Isco, his Real Madrid teammate, was the dominant player on the field here, the one who was most involved, who prompted and probed and prodded, and he was wearing a Spain jersey. Ronaldo has moved beyond needing to dictate games. He concerns himself only with defining them.
His free kick, needless to say, curled artfully, effortlessly, past De Gea and into the corner of Spain’s goal, as Ronaldo — despite all historical evidence to the contrary — must have known it would.
Portugal, which is now best thought of as a nation established in 1128 so that it might one day produce Cristiano Ronaldo, would have its draw. More important, the 2018 World Cup had its spark. The afterglow of a game like this can last for a couple of weeks, at least; on this stage, it can resonate around the world.
Spain would have been forgiven for feeling like a victim. It had been the better team in this game, had more of the ball, created more opportunities, played the slicker, smoother soccer.
It had looked every inch a contender for a World Cup title and nothing like a side still reeling from Lopetegui’s departure, shaken to its core by a dispute between its players and their ultimate bosses at the country’s federation, having to adjust to life under a new coach who, until now, had only managed one second-division team.
That Spain’s players did not let all this deter them Friday only served to emphasize the scale of Ronaldo’s performance and the overall quality of the match.
And when the final whistle blew, the stadium stood: not just the clusters of Portuguese fans, not just the neutrals and the Russians, but the Spanish fans, too, in those blood-red jerseys.

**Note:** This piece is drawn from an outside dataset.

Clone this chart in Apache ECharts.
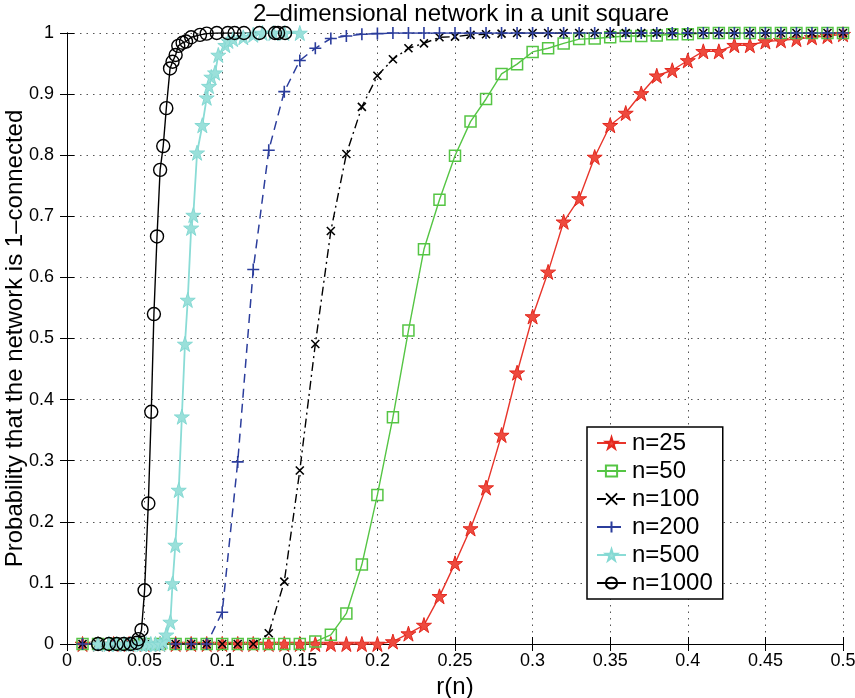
<!DOCTYPE html>
<html>
<head>
<meta charset="utf-8">
<script src="https://cdn.jsdelivr.net/npm/echarts@6/dist/echarts.min.js"></script>
<style>
  html, body { margin: 0; padding: 0; background: #fff; }
  #chart { width: 855px; height: 698px; }
</style>
</head>
<body>
<div id="chart"></div>
<script>
// Shared radius grid used by the n=25, 50, 100 and 200 runs
const rGrid = [0.01, 0.02, 0.03, 0.04, 0.05, 0.06, 0.07, 0.08, 0.09, 0.10,
               0.11, 0.12, 0.13, 0.14, 0.15, 0.16, 0.17, 0.18, 0.19, 0.20,
               0.21, 0.22, 0.23, 0.24, 0.25, 0.26, 0.27, 0.28, 0.29, 0.30,
               0.31, 0.32, 0.33, 0.34, 0.35, 0.36, 0.37, 0.38, 0.39, 0.40,
               0.41, 0.42, 0.43, 0.44, 0.45, 0.46, 0.47, 0.48, 0.49, 0.50];

const p25 = [0, 0, 0, 0, 0, 0, 0, 0, 0, 0,
             0, 0, 0, 0, 0, 0, 0, 0, 0, 0,
             0.004, 0.017, 0.031, 0.078, 0.132, 0.189, 0.256, 0.342, 0.444, 0.536,
             0.609, 0.691, 0.729, 0.797, 0.849, 0.869, 0.901, 0.930, 0.939, 0.955,
             0.970, 0.970, 0.980, 0.980, 0.986, 0.988, 0.990, 0.993, 0.995, 0.998];

const p50 = [0, 0, 0, 0, 0, 0, 0, 0, 0, 0,
             0, 0, 0, 0, 0, 0.004, 0.015, 0.050, 0.130, 0.244,
             0.371, 0.513, 0.646, 0.727, 0.799, 0.855, 0.892, 0.933, 0.949, 0.969,
             0.975, 0.983, 0.990, 0.991, 0.993, 0.995, 0.995, 0.996, 0.998, 0.998,
             1, 1, 1, 1, 1, 1, 1, 1, 1, 1];

const p100 = [0, 0, 0, 0, 0, 0, 0, 0, 0, 0,
              0, 0, 0.0175, 0.102, 0.284, 0.491, 0.676, 0.802, 0.879, 0.930,
              0.957, 0.975, 0.983, 0.993, 0.994, 0.997, 0.998, 0.999, 1, 1,
              1, 1, 1, 1, 1, 1, 1, 1, 1, 1,
              1, 1, 1, 1, 1, 1, 1, 1, 1, 1];

const p200 = [0, 0, 0, 0, 0, 0, 0, 0, 0, 0.052,
              0.298, 0.613, 0.808, 0.904, 0.955, 0.975, 0.991, 0.995, 0.998, 0.999,
              1, 1, 1, 1, 1, 1, 1, 1, 1, 1,
              1, 1, 1, 1, 1, 1, 1, 1, 1, 1,
              1, 1, 1, 1, 1, 1, 1, 1, 1, 1];

// The n=500 and n=1000 runs were sampled more densely around the transition
const r500 = [0.02, 0.027, 0.032, 0.037, 0.041, 0.045, 0.048, 0.051, 0.054, 0.057,
              0.060, 0.062, 0.064, 0.0666, 0.068, 0.0698, 0.072, 0.074, 0.076, 0.0778,
              0.080, 0.0814, 0.0838, 0.0872, 0.090, 0.0915, 0.093, 0.0954, 0.0975, 0.102,
              0.104, 0.107, 0.1136, 0.120, 0.126, 0.133, 0.140, 0.150];
const p500 = [0, 0, 0, 0, 0, 0, 0, 0, 0, 0,
              0, 0.004, 0.015, 0.036, 0.099, 0.162, 0.252, 0.372, 0.491, 0.563,
              0.681, 0.702, 0.804, 0.849, 0.894, 0.913, 0.928, 0.935, 0.964, 0.980,
              0.987, 0.990, 0.993, 0.997, 1, 1, 1, 1];

const r1000 = [0.02, 0.027, 0.032, 0.0365, 0.041, 0.045, 0.046, 0.048, 0.050, 0.0524,
               0.0543, 0.056, 0.058, 0.060, 0.062, 0.064, 0.0664, 0.068, 0.070, 0.0717,
               0.0745, 0.0767, 0.080, 0.0857, 0.090, 0.0965, 0.1036, 0.108, 0.114, 0.124,
               0.134, 0.136, 0.1405];
const p1000 = [0, 0, 0, 0, 0, 0.002, 0.008, 0.023, 0.088, 0.230,
               0.380, 0.540, 0.667, 0.776, 0.815, 0.877, 0.942, 0.953, 0.964, 0.979,
               0.984, 0.986, 0.993, 0.997, 0.999, 1, 1, 1, 1, 1,
               1, 1, 1];

const xTicks = { min: 0, max: 0.5, interval: 0.05 };
const yTicks = { min: 0, max: 1, interval: 0.1 };

const seriesNames = ['n=25', 'n=50', 'n=100', 'n=200', 'n=500', 'n=1000'];

function pairs(xs, ys) {
  return xs.map((x, i) => [x, ys[i]]);
}

const STAR = 'path://M0,-1L0.2245,-0.309L0.951,-0.309L0.363,0.118L0.588,0.809L0,0.382L-0.588,0.809L-0.363,0.118L-0.951,-0.309L-0.2245,-0.309Z';
const CROSS = 'path://M0,0L10,10M0,10L10,0';
const PLUS = 'path://M5,0L5,10M0,5L10,5';

const FONT = 'Liberation Sans';

function lineSeries(name, data, color, opts) {
  return Object.assign({
    name: name,
    type: 'line',
    data: data,
    showAllSymbol: true,
    animation: false,
    lineStyle: { color: color, width: 1.4, type: 'solid' },
    itemStyle: { color: color, borderColor: color, borderWidth: 1 },
    emphasis: { disabled: true }
  }, opts);
}

const chart = echarts.init(document.getElementById('chart'), null, { renderer: 'canvas' });

const gridBox = { left: 67, top: 33, width: 776, height: 611, containLabel: false, outerBoundsMode: 'none' };

const axisCommon = {
  axisLine: { show: true, lineStyle: { color: '#000', width: 1 } },
  axisTick: { show: true, inside: true, length: 7, lineStyle: { color: '#000' } },
  splitLine: { show: false },
  axisLabel: { show: false }
};

chart.setOption({
  backgroundColor: '#fff',
  animation: false,
  title: {
    text: '2\u2013dimensional network in a unit square',
    left: 456, top: -3, textAlign: 'center',
    textStyle: { fontFamily: FONT, fontSize: 24, fontWeight: 'normal', color: '#000' }
  },
  grid: gridBox,
  legend: {
    data: seriesNames,
    orient: 'vertical',
    left: 587, top: 427,
    width: 140,
    padding: [4, 10, 4, 9],
    itemWidth: 29, itemHeight: 14, itemGap: 4,
    backgroundColor: '#fff',
    borderColor: '#000', borderWidth: 1.5,
    textStyle: { fontFamily: FONT, fontSize: 24, lineHeight: 24, color: '#000', padding: [0, 0, 0, 1] }
  },
  xAxis: [
    {
      type: 'value', position: 'bottom',
      min: xTicks.min, max: xTicks.max, interval: xTicks.interval,
      name: 'r(n)', nameLocation: 'middle', nameGap: 27,
      nameTextStyle: { fontFamily: FONT, fontSize: 24, color: '#000' },
      axisLine: { show: true, lineStyle: { color: '#000', width: 1 } },
      axisTick: { show: true, inside: true, length: 7, lineStyle: { color: '#000' } },
      axisLabel: { show: true, fontFamily: FONT, fontSize: 18, color: '#000', margin: 8 },
      splitLine: { show: true, lineStyle: { color: '#555', type: [1.5, 5], width: 1 } }
    },
    Object.assign({
      type: 'value', position: 'top',
      min: xTicks.min, max: xTicks.max, interval: xTicks.interval
    }, axisCommon)
  ],
  yAxis: [
    {
      type: 'value', position: 'left',
      min: yTicks.min, max: yTicks.max, interval: yTicks.interval,
      name: 'Probability that the network is 1\u2013connected',
      nameLocation: 'middle', nameGap: 40, nameMoveOverlap: false,
      nameTextStyle: { fontFamily: FONT, fontSize: 24, color: '#000' },
      axisLine: { show: true, lineStyle: { color: '#000', width: 1 } },
      axisTick: { show: true, inside: true, length: 7, lineStyle: { color: '#000' } },
      axisLabel: { show: true, fontFamily: FONT, fontSize: 18, color: '#000', margin: 13 },
      splitLine: { show: true, lineStyle: { color: '#555', type: [1.5, 5], width: 1 } }
    },
    Object.assign({
      type: 'value', position: 'right',
      min: yTicks.min, max: yTicks.max, interval: yTicks.interval
    }, axisCommon)
  ],
  series: [
    lineSeries('n=25', pairs(rGrid, p25), '#e8352b', {
      symbol: STAR, symbolSize: 15,
      itemStyle: { color: '#ee4a3e', borderColor: '#e3271d', borderWidth: 1 }
    }),
    lineSeries('n=50', pairs(rGrid, p50), '#55c544', {
      symbol: 'rect', symbolSize: 11,
      itemStyle: { color: 'rgba(255,255,255,0)', borderColor: '#55c544', borderWidth: 1.5 }
    }),
    lineSeries('n=100', pairs(rGrid, p100), '#000000', {
      symbol: CROSS, symbolSize: 8,
      lineStyle: { color: '#000', width: 1.4, type: [9, 4, 2, 4] },
      itemStyle: { color: 'rgba(0,0,0,0)', borderColor: '#000', borderWidth: 1.6 }
    }),
    lineSeries('n=200', pairs(rGrid, p200), '#2b3d9c', {
      symbol: PLUS, symbolSize: 12,
      lineStyle: { color: '#2b3d9c', width: 1.5, type: [9, 6] },
      itemStyle: { color: 'rgba(0,0,0,0)', borderColor: '#2b3d9c', borderWidth: 1.6 }
    }),
    lineSeries('n=500', pairs(r500, p500), '#8adcd6', {
      symbol: STAR, symbolSize: 15,
      lineStyle: { color: '#8adcd6', width: 1.8 },
      itemStyle: { color: '#9ae0da', borderColor: '#84d9d3', borderWidth: 1 }
    }),
    lineSeries('n=1000', pairs(r1000, p1000), '#000000', {
      symbol: 'circle', symbolSize: 13,
      itemStyle: { color: 'rgba(255,255,255,0)', borderColor: '#000', borderWidth: 1.4 }
    })
  ]
});
</script>
</body>
</html>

They applauded their own team, of course; there was enough encouragement there to see the bigger picture, to believe that the tumult of the last few days may not be fatal to their hopes.
But when Spain’s players had left the field, and Portugal’s stood in the center circle, the Spanish fans remained standing, and they kept clapping, as every single Portuguese player sought out Ronaldo, to clasp his hand, to ruffle his hair, as though just to touch him was to brush against something holy.
They do not mind that he attracts — demands, really — all of the attention. They do not mind being in the supporting cast, just as those Spanish fans did not mind providing the audience for the three acts of his one-man show. Sometimes, it is a pleasure simply to be there; sometimes, it is a pleasure just to sit back and watch. And at the end, sometimes there is nothing to do but applaud.